- Dataset excerpt:
--- begin ---

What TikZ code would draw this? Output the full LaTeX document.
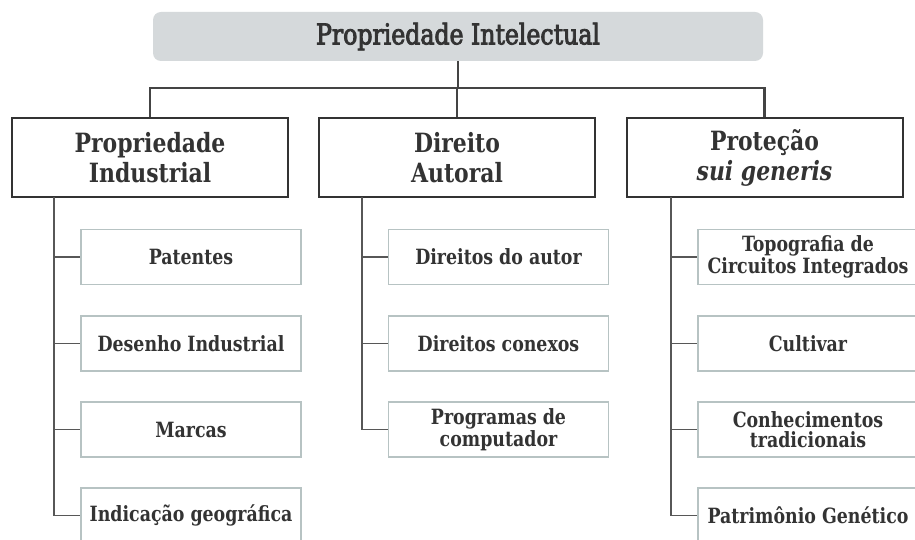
\documentclass[tikz,border=0pt]{standalone}
\usepackage{fontspec}
\setmainfont{DejaVu Serif Condensed}
\newfontfamily\slabb[FakeStretch=0.92]{DejaVu Serif Condensed Bold}
\newfontfamily\slabbi[FakeStretch=0.92]{DejaVu Serif Condensed Bold Italic}
\newfontfamily\slabm[FakeStretch=0.92,FakeBold=3]{DejaVu Serif Condensed}
\definecolor{txt}{HTML}{333333}
\definecolor{titlefill}{HTML}{D5D9DB}
\definecolor{childline}{HTML}{B7C3C3}
\definecolor{conn}{HTML}{444444}
\tikzset{
  titlebox/.style={fill=titlefill, draw=none, rounded corners=8pt, minimum width=610pt, minimum height=49pt, inner sep=0pt, text=txt, font=\slabm\fontsize{28.5}{30}\selectfont},
  catbox/.style={draw=txt, line width=2pt, fill=white, minimum width=276pt, minimum height=79pt, inner sep=0pt, align=center, text=txt, font=\slabb\fontsize{26.5}{30}\selectfont},
  childbox/.style={draw=childline, line width=1.6pt, fill=white, minimum width=220pt, minimum height=55pt, inner sep=0pt, align=center, text=txt, font=\slabb\fontsize{21}{19.5}\selectfont},
  topline/.style={draw=conn, line width=2.6pt},
  trunk/.style={draw=conn!90!white, line width=1.6pt},
}
\begin{document}
\begin{tikzpicture}[x=1pt,y=-1pt]
\useasboundingbox (0,0) rectangle (915,540);
\clip (0,0) rectangle (915,540);
\fill[white] (0,0) rectangle (915,540);
% title
\node[titlebox] (pi) at (458,36.5) {Propriedade Intelectual};
% categories
\node[catbox] (ind) at (150,157.5) {Propriedade\\Industrial};
\node[catbox] (aut) at (457,157.5) {Direito\\Autoral};
\node[catbox] (sui) at (764.5,157.5) {Proteção\\{\slabbi sui generis}};
% top connectors
\coordinate (bar) at (458,88);
\draw[topline] (pi.south) -- (bar);
\draw[topline] (ind.north) |- (bar);
\draw[topline] (sui.north) |- (bar);
\draw[topline] (aut.north) -- (aut.north |- bar);
% children column 1
\node[childbox] (pat) at (191,257) {Patentes};
\node[childbox] (des) at (191,343.5) {Desenho Industrial};
\node[childbox] (mar) at (191,429.5) {Marcas};
\node[childbox] (geo) at (191,515.5) {Indicação geográfica};
% children column 2
\node[childbox] (dau) at (498.5,257) {Direitos do autor};
\node[childbox] (con) at (498.5,343.5) {Direitos conexos};
\node[childbox] (prg) at (498.5,429.5) {Programas de\\computador};
% children column 3
\node[childbox] (top) at (808,257) {Topografia de\\Circuitos Integrados};
\node[childbox] (cul) at (808,343.5) {Cultivar};
\node[childbox] (tra) at (808,429.5) {Conhecimentos\\tradicionais};
\node[childbox] (gen) at (808,515.5) {Patrimônio Genético};
% trunks
\coordinate (t1) at (54,197);
\coordinate (t2) at (362,197);
\coordinate (t3) at (671,197);
\draw[trunk] (t1) |- (geo.west);
\draw[trunk] (t1 |- pat.west) -- (pat.west);
\draw[trunk] (t1 |- des.west) -- (des.west);
\draw[trunk] (t1 |- mar.west) -- (mar.west);
\draw[trunk] (t2) |- (prg.west);
\draw[trunk] (t2 |- dau.west) -- (dau.west);
\draw[trunk] (t2 |- con.west) -- (con.west);
\draw[trunk] (t3) |- (gen.west);
\draw[trunk] (t3 |- top.west) -- (top.west);
\draw[trunk] (t3 |- cul.west) -- (cul.west);
\draw[trunk] (t3 |- tra.west) -- (tra.west);
\end{tikzpicture}
\end{document}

--- end ---

Repeat the listing verbatim. Skip the pictures.

What TikZ code would draw this? Output the full LaTeX document.
\documentclass[tikz,border=0pt]{standalone}
\usepackage{fontspec}
\setmainfont{DejaVu Serif Condensed}
\newfontfamily\slabb[FakeStretch=0.92]{DejaVu Serif Condensed Bold}
\newfontfamily\slabbi[FakeStretch=0.92]{DejaVu Serif Condensed Bold Italic}
\newfontfamily\slabm[FakeStretch=0.92,FakeBold=3]{DejaVu Serif Condensed}
\definecolor{txt}{HTML}{333333}
\definecolor{titlefill}{HTML}{D5D9DB}
\definecolor{childline}{HTML}{B7C3C3}
\definecolor{conn}{HTML}{444444}
\tikzset{
  titlebox/.style={fill=titlefill, draw=none, rounded corners=8pt, minimum width=610pt, minimum height=49pt, inner sep=0pt, text=txt, font=\slabm\fontsize{28.5}{30}\selectfont},
  catbox/.style={draw=txt, line width=2pt, fill=white, minimum width=276pt, minimum height=79pt, inner sep=0pt, align=center, text=txt, font=\slabb\fontsize{26.5}{30}\selectfont},
  childbox/.style={draw=childline, line width=1.6pt, fill=white, minimum width=220pt, minimum height=55pt, inner sep=0pt, align=center, text=txt, font=\slabb\fontsize{21}{19.5}\selectfont},
  topline/.style={draw=conn, line width=2.6pt},
  trunk/.style={draw=conn!90!white, line width=1.6pt},
}
\begin{document}
\begin{tikzpicture}[x=1pt,y=-1pt]
\useasboundingbox (0,0) rectangle (915,540);
\clip (0,0) rectangle (915,540);
\fill[white] (0,0) rectangle (915,540);
% title
\node[titlebox] (pi) at (458,36.5) {Propriedade Intelectual};
% categories
\node[catbox] (ind) at (150,157.5) {Propriedade\\Industrial};
\node[catbox] (aut) at (457,157.5) {Direito\\Autoral};
\node[catbox] (sui) at (764.5,157.5) {Proteção\\{\slabbi sui generis}};
% top connectors
\coordinate (bar) at (458,88);
\draw[topline] (pi.south) -- (bar);
\draw[topline] (ind.north) |- (bar);
\draw[topline] (sui.north) |- (bar);
\draw[topline] (aut.north) -- (aut.north |- bar);
% children column 1
\node[childbox] (pat) at (191,257) {Patentes};
\node[childbox] (des) at (191,343.5) {Desenho Industrial};
\node[childbox] (mar) at (191,429.5) {Marcas};
\node[childbox] (geo) at (191,515.5) {Indicação geográfica};
% children column 2
\node[childbox] (dau) at (498.5,257) {Direitos do autor};
\node[childbox] (con) at (498.5,343.5) {Direitos conexos};
\node[childbox] (prg) at (498.5,429.5) {Programas de\\computador};
% children column 3
\node[childbox] (top) at (808,257) {Topografia de\\Circuitos Integrados};
\node[childbox] (cul) at (808,343.5) {Cultivar};
\node[childbox] (tra) at (808,429.5) {Conhecimentos\\tradicionais};
\node[childbox] (gen) at (808,515.5) {Patrimônio Genético};
% trunks
\coordinate (t1) at (54,197);
\coordinate (t2) at (362,197);
\coordinate (t3) at (671,197);
\draw[trunk] (t1) |- (geo.west);
\draw[trunk] (t1 |- pat.west) -- (pat.west);
\draw[trunk] (t1 |- des.west) -- (des.west);
\draw[trunk] (t1 |- mar.west) -- (mar.west);
\draw[trunk] (t2) |- (prg.west);
\draw[trunk] (t2 |- dau.west) -- (dau.west);
\draw[trunk] (t2 |- con.west) -- (con.west);
\draw[trunk] (t3) |- (gen.west);
\draw[trunk] (t3 |- top.west) -- (top.west);
\draw[trunk] (t3 |- cul.west) -- (cul.west);
\draw[trunk] (t3 |- tra.west) -- (tra.west);
\end{tikzpicture}
\end{document}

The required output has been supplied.